0100 (01:00A) Dispatch: “32 year old female has drank an 8 oz bottle of hairspray. PD on scene, please stand by.” We run emergent to our destination, a farm house about 10 minutes away on the outskirts of the town south of us. We pull up behind a fire truck about a mile down the road from the house, We’re waiting for a “Code 4” from PD which tells us the scene is safe for us to enter. Code 4 is required being as this Pt is mentally unstable and this may have been a suicide attempt. 

PD “Code 4” We move in to a nice farm house and are directed upstairs. We find our Pt sitting on her bed, legs up to her chest, she is tearful. Her small bedroom full of fire fighters, sheriffs, police officers all staring down at her and now us. 

Matt approaches her questioning her in a calm and understanding voice, I stand back observing. She is refusing treatment; little does she know she gave up this right due to  her unstable state of mind. The Sheriff informs her she either goes with us in the ambulance or she goes with him. She chose us. 

We help her to the ambulance. She is crying hysterically and is explaining to us that her mother, whom she lives with, calls her fat and is constantly ridiculing her, yet she is thin and obviously of a fairly healthy weight. Her father is out of the picture and she is also on antidepressants.
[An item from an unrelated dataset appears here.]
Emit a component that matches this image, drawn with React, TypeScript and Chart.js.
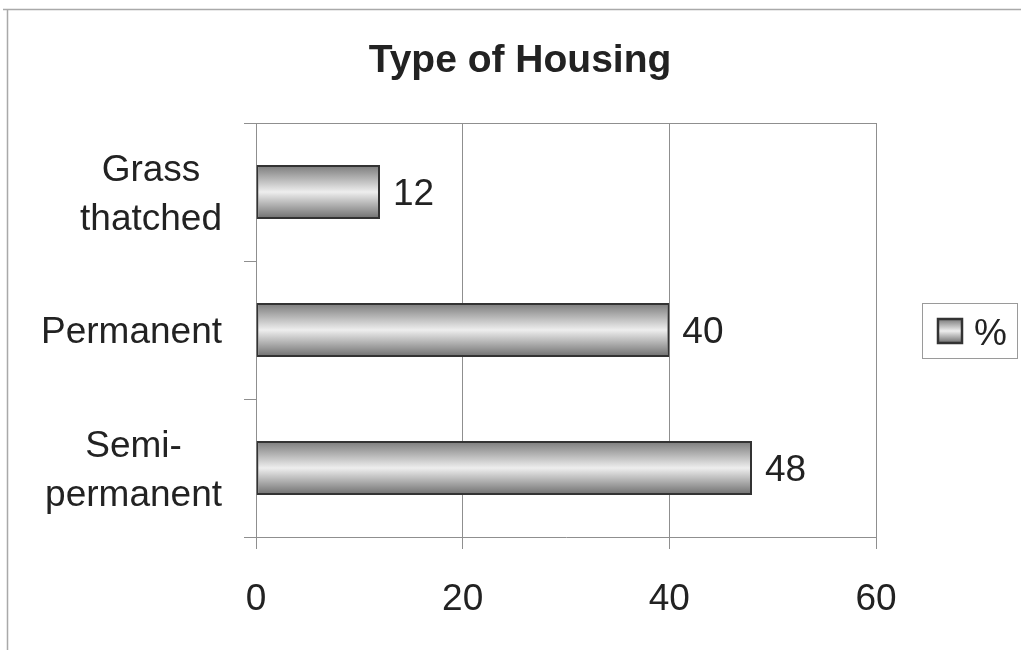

Matt asks “So why did you drink the hairspray?” She is an alcoholic and it may have just been to get some alcohol however, she is a regular pick up for paramedics and is known by name….she is constantly seen for overdoses and possible suicide attempts, although she continually denies trying to commit suicide.

0300 (03:00A) Dispatch: “PD requesting paramedics at **** Apartments for Pt involved in an altercation and now displaying an altered level of consciousness.” We arrive in a fairly rough side of town at some run down apartments on 11th Avenue which are also connected to a bar. We walk through the dim lit hallway to find a middle age man arguing with a police officer saying “I was protecting myself and my girlfriend!” The girlfriend standing there obviously frightened and had urinated her pants. The man is bloody on his face and without a shirt, he refused treatment and we moved on down the hall.
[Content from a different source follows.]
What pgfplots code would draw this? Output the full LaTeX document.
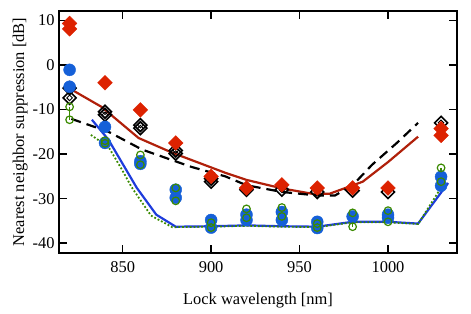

We turn the corner to find several police officers in this tiny cramped hallway telling other apartment tenants to stay in their apartments. Two men are in cuffs surrounded by police and one man appears to be unconscious on the floor lying in right lateral recumbent position, he’s the patient. All three men are somalian men who had been harassing the girlfriend, her boyfriend stepped in trying to protect her and long story short…the boyfriend kicked the other three men’s asses. 

I was somewhat scared despite the fact there were more police there than anyone else so I stood back observing, again. Matt, Dave, fire fighters and other police officers placed the Pt on the back board, the Pt was extremely combative and it took fire fighters lying on top of him to strap him in. The Pt is now screaming obviously not unconscious. 
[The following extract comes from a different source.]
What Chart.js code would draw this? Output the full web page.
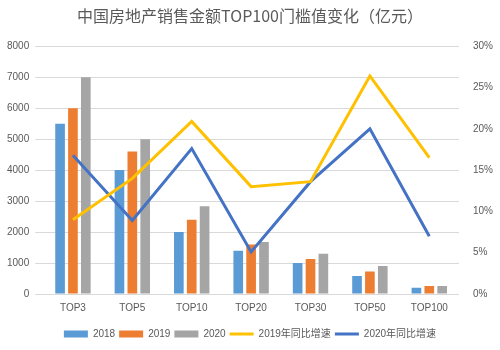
<!DOCTYPE html>
<html>
<head>
<meta charset="utf-8">
<script src="https://cdn.jsdelivr.net/npm/chart.js@4/dist/chart.umd.min.js"></script>
<style>
  html, body { margin: 0; padding: 0; background: #fff; }
  #wrap { width: 500px; height: 350px; }
</style>
</head>
<body>
<div id="wrap"><canvas id="chart" width="500" height="350"></canvas></div>
<script>
// categories and series
const categories = ['TOP3', 'TOP5', 'TOP10', 'TOP20', 'TOP30', 'TOP50', 'TOP100']
const sales2018 = [5500, 4000, 2000, 1400, 1000, 580, 200]
const sales2019 = [6000, 4600, 2400, 1600, 1130, 730, 260]
const sales2020 = [7000, 5000, 2830, 1680, 1300, 900, 260]
const growth2019 = [0.090, 0.140, 0.209, 0.130, 0.136, 0.264, 0.165]
const growth2020 = [0.168, 0.089, 0.176, 0.051, 0.136, 0.200, 0.070]

const colors = {
  blue: '#5B9BD5',
  orange: '#ED7D31',
  gray: '#A5A5A5',
  yellow: '#FFC000',
  darkBlue: '#4472C4',
  text: '#595959',
  grid: '#D9D9D9'
}

const latin = 'Arial, "Liberation Sans", "Noto Sans CJK SC", sans-serif'

function barSet(label, data, color) {
  return {
    type: 'bar',
    label: label,
    data: data,
    backgroundColor: color,
    borderWidth: 0,
    categoryPercentage: 0.65,
    barPercentage: 0.75,
    pointStyle: 'rect',
    yAxisID: 'y',
    order: 1
  }
}

function lineSet(label, data, color) {
  return {
    type: 'line',
    label: label,
    data: data,
    borderColor: color,
    backgroundColor: color,
    borderWidth: 3,
    pointRadius: 0,
    pointStyle: 'line',
    tension: 0,
    yAxisID: 'y1',
    order: 0
  }
}

new Chart(document.getElementById('chart'), {
  data: {
    labels: categories,
    datasets: [
      barSet('2018', sales2018, colors.blue),
      barSet('2019', sales2019, colors.orange),
      barSet('2020', sales2020, colors.gray),
      lineSet('2019年同比增速', growth2019, colors.yellow),
      lineSet('2020年同比增速', growth2020, colors.darkBlue)
    ]
  },
  options: {
    responsive: false,
    animation: false,
    layout: { padding: { left: 1, right: 1, top: 6, bottom: 1 } },
    plugins: {
      title: {
        display: true,
        text: '中国房地产销售金额TOP100门槛值变化（亿元）',
        color: colors.text,
        font: { family: '"Noto Sans CJK SC", sans-serif', size: 16, weight: 'normal' },
        padding: { top: 0, bottom: 21 }
      },
      legend: {
        position: 'bottom',
        labels: {
          color: colors.text,
          font: { family: latin, size: 10 },
          usePointStyle: true,
          pointStyleWidth: 24,
          boxHeight: 7,
          padding: 4,
          sort: (a, b) => a.datasetIndex - b.datasetIndex
        }
      },
      tooltip: { enabled: false }
    },
    scales: {
      x: {
        grid: { display: false },
        border: { color: colors.grid },
        ticks: { color: colors.text, font: { family: latin, size: 10 }, maxRotation: 0, padding: 0 },
        // leave room between the category labels and the legend
        afterFit: scale => { scale.height += 11 }
      },
      y: {
        position: 'left',
        min: 0,
        max: 8000,
        ticks: {
          stepSize: 1000,
          color: colors.text,
          font: { family: latin, size: 10 },
          padding: 6,
          callback: v => String(v)
        },
        grid: { color: colors.grid },
        border: { display: false }
      },
      y1: {
        position: 'right',
        min: 0,
        max: 0.3,
        ticks: {
          stepSize: 0.05,
          color: colors.text,
          font: { family: latin, size: 10 },
          padding: 6,
          callback: v => Math.round(v * 100) + '%'
        },
        grid: { display: false },
        border: { display: false }
      }
    }
  }
})
</script>
</body>
</html>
We take him to the ambulance and he suddenly stops screaming, stops moving and closes his eyes. Dave hooks him to the ECG monitor and we see his heart rate suddenly plummeted to 30. An IV was started and Narcan was slowly pushed. Now that the Pt, who has been picked up before by paramedics and is reported to be a spitter, is now passed out I volunteer to take his BP, I am unable to hear it. Only a few minutes pass and the Pt is suddenly awake again and seems to be in stable condition. We arrive at the hospital. The back opens, other paramedics hop on the ambulance and begin making fun of the man for his poor dental hygiene. I am taken back by the amount of unprofessionalism I am witnessing as an EMT student, as a human being.

I loved riding on the ambulance, Matt and Dave were awesome. I do wish however that I wouldn’t have been so scared to touch the Pt’s. Dave told me I did a great job but hopes I get more involved next time. Moral of the story…don’t be afraid to act. Your preceptors, fire fighters and police officers will appreciate your confidence in yourself and they will appreciate the fact that you TRIED, even if you mess up they acknowledge the fact that you tried.